"""

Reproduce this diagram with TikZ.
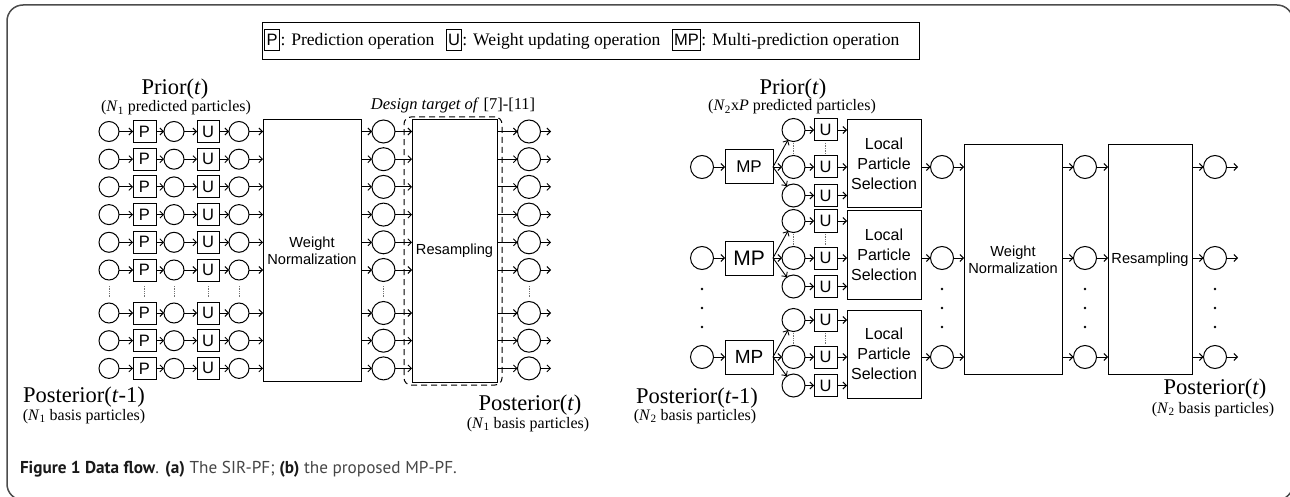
\documentclass[tikz,border=0pt]{standalone}
\usepackage{fontspec}
\setmainfont{Liberation Serif}
\setsansfont{Liberation Sans}
\newfontfamily\capfont{PT Sans}
\usetikzlibrary{arrows.meta}
\definecolor{capgray}{RGB}{70,70,70}
\begin{document}
\begin{tikzpicture}[x=1pt,y=-1pt,
  every node/.style={inner sep=0pt,outer sep=0pt},
  sc/.style={draw,circle,minimum size=20pt,line width=1pt},
  bc/.style={draw,circle,minimum size=23pt,line width=1pt},
  opb/.style={draw,line width=1pt,minimum width=23pt,minimum height=22pt,font=\fontsize{16.5}{17}\sffamily},
  mpb/.style={draw,line width=1pt,minimum width=48pt,minimum height=34pt},
  blk/.style={draw,line width=1pt,align=center,font=\fontsize{14.6}{17}\sffamily},
  lps/.style={draw,line width=1pt,align=center,minimum width=74pt,minimum height=88pt,font=\fontsize{16}{20}\sffamily},
  arr/.style={-{Straight Barb[length=3.5pt,width=7pt]},line width=0.9pt},
  vd/.style={densely dotted,line width=0.7pt,black!55},
  big/.style={anchor=base,font=\fontsize{22.5}{26}\selectfont},
  sml/.style={anchor=base,font=\fontsize{16}{19}\selectfont},
  lgb/.style={draw,line width=0.9pt,minimum width=15pt,minimum height=21pt,font=\fontsize{16.5}{17}\sffamily},
  lgt/.style={anchor=base west,font=\fontsize{17.6}{20}\selectfont},
  frame/.style={line width=1.5pt,black!70,rounded corners=16pt}
]
\useasboundingbox (0,0) rectangle (1290,497);
\draw[frame] (7,5) rectangle (1293,500);

% legend
\node[draw,line width=0.9pt,minimum width=657pt,minimum height=37pt] (leg) at (590.5,40.5) {};
\node[lgb,anchor=west] (lp) at (264.5,40) {P};
\node[lgt] (lpt) at ([xshift=1pt]lp.east |- 0,46) {: Prediction operation};
\node[lgb,anchor=west] (lu) at ([xshift=12pt]lpt.east |- lp) {U};
\node[lgt] (lut) at ([xshift=1pt]lu.east |- 0,46) {: Weight updating operation};
\node[lgb,anchor=west,minimum width=28pt] (lm) at ([xshift=12pt]lut.east |- lp) {MP};
\node[lgt] (lmt) at ([xshift=1pt]lm.east |- 0,46) {: Multi-prediction operation};

% ---------- left diagram ----------
\node[big] (prior1) at (175,95) {Prior(\textit{t})};
\node[sml] (prior1s) at (176,112) {(\textit{N}\textsubscript{1} predicted particles)};
\node[sml,font=\fontsize{16.5}{19}\selectfont] (design) at (453,110) {\textit{Design target of} [7]-[11]};
\node[big] (post0) at (84,402) {Posterior(\textit{t}-1)};
\node[sml] (post0s) at (84,420) {(\textit{N}\textsubscript{1} basis particles)};
\node[big] (post1) at (530,410) {Posterior(\textit{t})};
\node[sml] (post1s) at (528,428) {(\textit{N}\textsubscript{1} basis particles)};

\node[blk,minimum width=98pt,minimum height=261pt] (wn1) at (312,250.5) {Weight\\Normalization};
\node[blk,minimum width=85pt,minimum height=262pt] (rs1) at (454.5,251) {Resampling};
\node[draw,dashed,dash pattern=on 6pt off 4pt,line width=1pt,rounded corners=7pt,minimum width=98pt,minimum height=268pt] (dt) at (453,251) {};

\foreach \i/\y in {1/131.5,2/159.2,3/186.9,4/214.6,5/242.3,6/270,7/313,8/340.7,9/368.4}{
  \node[sc] (a\i) at (109,\y) {};
  \node[opb] (p\i) at (144.5,\y) {P};
  \node[sc] (b\i) at (174,\y) {};
  \node[opb,minimum width=22pt] (u\i) at (208,\y) {U};
  \node[sc] (c\i) at (239,\y) {};
  \node[bc] (d\i) at (383.5,\y) {};
  \node[bc] (e\i) at (529,\y) {};
  \coordinate (f\i) at (551,\y);
  \draw[arr] (a\i) -- (p\i);
  \draw[arr] (p\i) -- (b\i);
  \draw[arr] (b\i) -- (u\i);
  \draw[arr] (u\i) -- (c\i);
  \draw[arr] (c\i) -- (c\i -| wn1.west);
  \draw[arr] (wn1.east |- d\i) -- (d\i);
  \draw[arr] (d\i) -- (d\i -| rs1.west);
  \draw[arr] (rs1.east |- e\i) -- (e\i);
  \draw[arr] (e\i) -- (f\i);
}
\foreach \x in {109,144.5,174,208,239,383.5,529} \draw[vd] (\x,286) -- (\x,297);

% ---------- right diagram ----------
\node[big] (prior2) at (793,95) {Prior(\textit{t})};
\node[sml] (prior2s) at (792,111) {(\textit{N}\textsubscript{2}x\textit{P} predicted particles)};
\node[big] (post2) at (697,403) {Posterior(\textit{t}-1)};
\node[sml] (post2s) at (695,420) {(\textit{N}\textsubscript{2} basis particles)};
\node[big] (post3) at (1215,394) {Posterior(\textit{t})};
\node[sml] (post3s) at (1213,413) {(\textit{N}\textsubscript{2} basis particles)};

\node[blk,minimum width=98pt,minimum height=229pt] (wn2) at (1013,259.5) {Weight\\Normalization};
\node[blk,minimum width=84pt,minimum height=229pt] (rs2) at (1150,259.5) {Resampling};

\foreach \g/\c/\fs in {1/167/17,2/258/21,3/357/19}{
  \node[bc] (in\g) at (702,\c) {};
  \node[mpb,font=\fontsize{\fs}{\fs}\sffamily] (mp\g) at (749,\c) {MP};
  \node[bc] (t\g) at ({793.5},{\c-37}) {};
  \node[bc] (m\g) at (793.5,\c) {};
  \node[bc] (b\g) at ({793.5},{\c+28.5}) {};
  \node[opb] (ut\g) at ({825.5},{\c-37}) {U};
  \node[opb] (um\g) at (825.5,\c) {U};
  \node[opb] (ub\g) at ({825.5},{\c+28.5}) {U};
  \node[lps] (ls\g) at ({884},{\c-3}) {Local\\Particle\\Selection};
  \node[bc] (o\g) at (942,\c) {};
  \node[bc] (q\g) at (1085,\c) {};
  \node[bc] (r\g) at (1215,\c) {};
  \coordinate (z\g) at (1238,\c);
  \draw[arr] (in\g) -- (mp\g);
  \draw[arr] (mp\g.east) -- (t\g);
  \draw[arr] (mp\g.east) -- (m\g);
  \draw[arr] (mp\g.east) -- (b\g);
  \draw[arr] (t\g) -- (ut\g);
  \draw[arr] (m\g) -- (um\g);
  \draw[arr] (b\g) -- (ub\g);
  \draw[arr] (ut\g) -- (ut\g -| ls\g.west);
  \draw[arr] (um\g) -- (um\g -| ls\g.west);
  \draw[arr] (ub\g) -- (ub\g -| ls\g.west);
  \draw[arr] (ls\g.east |- o\g) -- (o\g);
  \draw[arr] (o\g) -- (o\g -| wn2.west);
  \draw[arr] (wn2.east |- q\g) -- (q\g);
  \draw[arr] (q\g) -- (q\g -| rs2.west);
  \draw[arr] (rs2.east |- r\g) -- (r\g);
  \draw[arr] (r\g) -- (z\g);
  \draw[vd] ({793.5},{\c-24}) -- ({793.5},{\c-13});
  \draw[vd] ({825.5},{\c-24}) -- ({825.5},{\c-13});
}
\foreach \x in {702,942,1085,1215} \foreach \y in {289,308,327} \fill (\x,\y) circle (1.4pt);

% caption
\node[anchor=base west,font=\capfont\fontsize{17.2}{20}\selectfont,text=capgray] (cap) at (20,473)
  {\textcolor{black!90}{\textbf{Figure 1 Data flow}}. \textcolor{black!90}{\textbf{(a)}} The SIR-PF; \textcolor{black!90}{\textbf{(b)}} the proposed MP-PF.};
\end{tikzpicture}
\end{document}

"""

**To be done:** Each line of the data should be quoted exactly, with pictures left out.

**Solution to this problem:**
Reproduce this diagram with TikZ.
\documentclass[tikz,border=0pt]{standalone}
\usepackage{fontspec}
\setmainfont{Liberation Serif}
\setsansfont{Liberation Sans}
\newfontfamily\capfont{PT Sans}
\usetikzlibrary{arrows.meta}
\definecolor{capgray}{RGB}{70,70,70}
\begin{document}
\begin{tikzpicture}[x=1pt,y=-1pt,
  every node/.style={inner sep=0pt,outer sep=0pt},
  sc/.style={draw,circle,minimum size=20pt,line width=1pt},
  bc/.style={draw,circle,minimum size=23pt,line width=1pt},
  opb/.style={draw,line width=1pt,minimum width=23pt,minimum height=22pt,font=\fontsize{16.5}{17}\sffamily},
  mpb/.style={draw,line width=1pt,minimum width=48pt,minimum height=34pt},
  blk/.style={draw,line width=1pt,align=center,font=\fontsize{14.6}{17}\sffamily},
  lps/.style={draw,line width=1pt,align=center,minimum width=74pt,minimum height=88pt,font=\fontsize{16}{20}\sffamily},
  arr/.style={-{Straight Barb[length=3.5pt,width=7pt]},line width=0.9pt},
  vd/.style={densely dotted,line width=0.7pt,black!55},
  big/.style={anchor=base,font=\fontsize{22.5}{26}\selectfont},
  sml/.style={anchor=base,font=\fontsize{16}{19}\selectfont},
  lgb/.style={draw,line width=0.9pt,minimum width=15pt,minimum height=21pt,font=\fontsize{16.5}{17}\sffamily},
  lgt/.style={anchor=base west,font=\fontsize{17.6}{20}\selectfont},
  frame/.style={line width=1.5pt,black!70,rounded corners=16pt}
]
\useasboundingbox (0,0) rectangle (1290,497);
\draw[frame] (7,5) rectangle (1293,500);

% legend
\node[draw,line width=0.9pt,minimum width=657pt,minimum height=37pt] (leg) at (590.5,40.5) {};
\node[lgb,anchor=west] (lp) at (264.5,40) {P};
\node[lgt] (lpt) at ([xshift=1pt]lp.east |- 0,46) {: Prediction operation};
\node[lgb,anchor=west] (lu) at ([xshift=12pt]lpt.east |- lp) {U};
\node[lgt] (lut) at ([xshift=1pt]lu.east |- 0,46) {: Weight updating operation};
\node[lgb,anchor=west,minimum width=28pt] (lm) at ([xshift=12pt]lut.east |- lp) {MP};
\node[lgt] (lmt) at ([xshift=1pt]lm.east |- 0,46) {: Multi-prediction operation};

% ---------- left diagram ----------
\node[big] (prior1) at (175,95) {Prior(\textit{t})};
\node[sml] (prior1s) at (176,112) {(\textit{N}\textsubscript{1} predicted particles)};
\node[sml,font=\fontsize{16.5}{19}\selectfont] (design) at (453,110) {\textit{Design target of} [7]-[11]};
\node[big] (post0) at (84,402) {Posterior(\textit{t}-1)};
\node[sml] (post0s) at (84,420) {(\textit{N}\textsubscript{1} basis particles)};
\node[big] (post1) at (530,410) {Posterior(\textit{t})};
\node[sml] (post1s) at (528,428) {(\textit{N}\textsubscript{1} basis particles)};

\node[blk,minimum width=98pt,minimum height=261pt] (wn1) at (312,250.5) {Weight\\Normalization};
\node[blk,minimum width=85pt,minimum height=262pt] (rs1) at (454.5,251) {Resampling};
\node[draw,dashed,dash pattern=on 6pt off 4pt,line width=1pt,rounded corners=7pt,minimum width=98pt,minimum height=268pt] (dt) at (453,251) {};

\foreach \i/\y in {1/131.5,2/159.2,3/186.9,4/214.6,5/242.3,6/270,7/313,8/340.7,9/368.4}{
  \node[sc] (a\i) at (109,\y) {};
  \node[opb] (p\i) at (144.5,\y) {P};
  \node[sc] (b\i) at (174,\y) {};
  \node[opb,minimum width=22pt] (u\i) at (208,\y) {U};
  \node[sc] (c\i) at (239,\y) {};
  \node[bc] (d\i) at (383.5,\y) {};
  \node[bc] (e\i) at (529,\y) {};
  \coordinate (f\i) at (551,\y);
  \draw[arr] (a\i) -- (p\i);
  \draw[arr] (p\i) -- (b\i);
  \draw[arr] (b\i) -- (u\i);
  \draw[arr] (u\i) -- (c\i);
  \draw[arr] (c\i) -- (c\i -| wn1.west);
  \draw[arr] (wn1.east |- d\i) -- (d\i);
  \draw[arr] (d\i) -- (d\i -| rs1.west);
  \draw[arr] (rs1.east |- e\i) -- (e\i);
  \draw[arr] (e\i) -- (f\i);
}
\foreach \x in {109,144.5,174,208,239,383.5,529} \draw[vd] (\x,286) -- (\x,297);

% ---------- right diagram ----------
\node[big] (prior2) at (793,95) {Prior(\textit{t})};
\node[sml] (prior2s) at (792,111) {(\textit{N}\textsubscript{2}x\textit{P} predicted particles)};
\node[big] (post2) at (697,403) {Posterior(\textit{t}-1)};
\node[sml] (post2s) at (695,420) {(\textit{N}\textsubscript{2} basis particles)};
\node[big] (post3) at (1215,394) {Posterior(\textit{t})};
\node[sml] (post3s) at (1213,413) {(\textit{N}\textsubscript{2} basis particles)};

\node[blk,minimum width=98pt,minimum height=229pt] (wn2) at (1013,259.5) {Weight\\Normalization};
\node[blk,minimum width=84pt,minimum height=229pt] (rs2) at (1150,259.5) {Resampling};

\foreach \g/\c/\fs in {1/167/17,2/258/21,3/357/19}{
  \node[bc] (in\g) at (702,\c) {};
  \node[mpb,font=\fontsize{\fs}{\fs}\sffamily] (mp\g) at (749,\c) {MP};
  \node[bc] (t\g) at ({793.5},{\c-37}) {};
  \node[bc] (m\g) at (793.5,\c) {};
  \node[bc] (b\g) at ({793.5},{\c+28.5}) {};
  \node[opb] (ut\g) at ({825.5},{\c-37}) {U};
  \node[opb] (um\g) at (825.5,\c) {U};
  \node[opb] (ub\g) at ({825.5},{\c+28.5}) {U};
  \node[lps] (ls\g) at ({884},{\c-3}) {Local\\Particle\\Selection};
  \node[bc] (o\g) at (942,\c) {};
  \node[bc] (q\g) at (1085,\c) {};
  \node[bc] (r\g) at (1215,\c) {};
  \coordinate (z\g) at (1238,\c);
  \draw[arr] (in\g) -- (mp\g);
  \draw[arr] (mp\g.east) -- (t\g);
  \draw[arr] (mp\g.east) -- (m\g);
  \draw[arr] (mp\g.east) -- (b\g);
  \draw[arr] (t\g) -- (ut\g);
  \draw[arr] (m\g) -- (um\g);
  \draw[arr] (b\g) -- (ub\g);
  \draw[arr] (ut\g) -- (ut\g -| ls\g.west);
  \draw[arr] (um\g) -- (um\g -| ls\g.west);
  \draw[arr] (ub\g) -- (ub\g -| ls\g.west);
  \draw[arr] (ls\g.east |- o\g) -- (o\g);
  \draw[arr] (o\g) -- (o\g -| wn2.west);
  \draw[arr] (wn2.east |- q\g) -- (q\g);
  \draw[arr] (q\g) -- (q\g -| rs2.west);
  \draw[arr] (rs2.east |- r\g) -- (r\g);
  \draw[arr] (r\g) -- (z\g);
  \draw[vd] ({793.5},{\c-24}) -- ({793.5},{\c-13});
  \draw[vd] ({825.5},{\c-24}) -- ({825.5},{\c-13});
}
\foreach \x in {702,942,1085,1215} \foreach \y in {289,308,327} \fill (\x,\y) circle (1.4pt);

% caption
\node[anchor=base west,font=\capfont\fontsize{17.2}{20}\selectfont,text=capgray] (cap) at (20,473)
  {\textcolor{black!90}{\textbf{Figure 1 Data flow}}. \textcolor{black!90}{\textbf{(a)}} The SIR-PF; \textcolor{black!90}{\textbf{(b)}} the proposed MP-PF.};
\end{tikzpicture}
\end{document}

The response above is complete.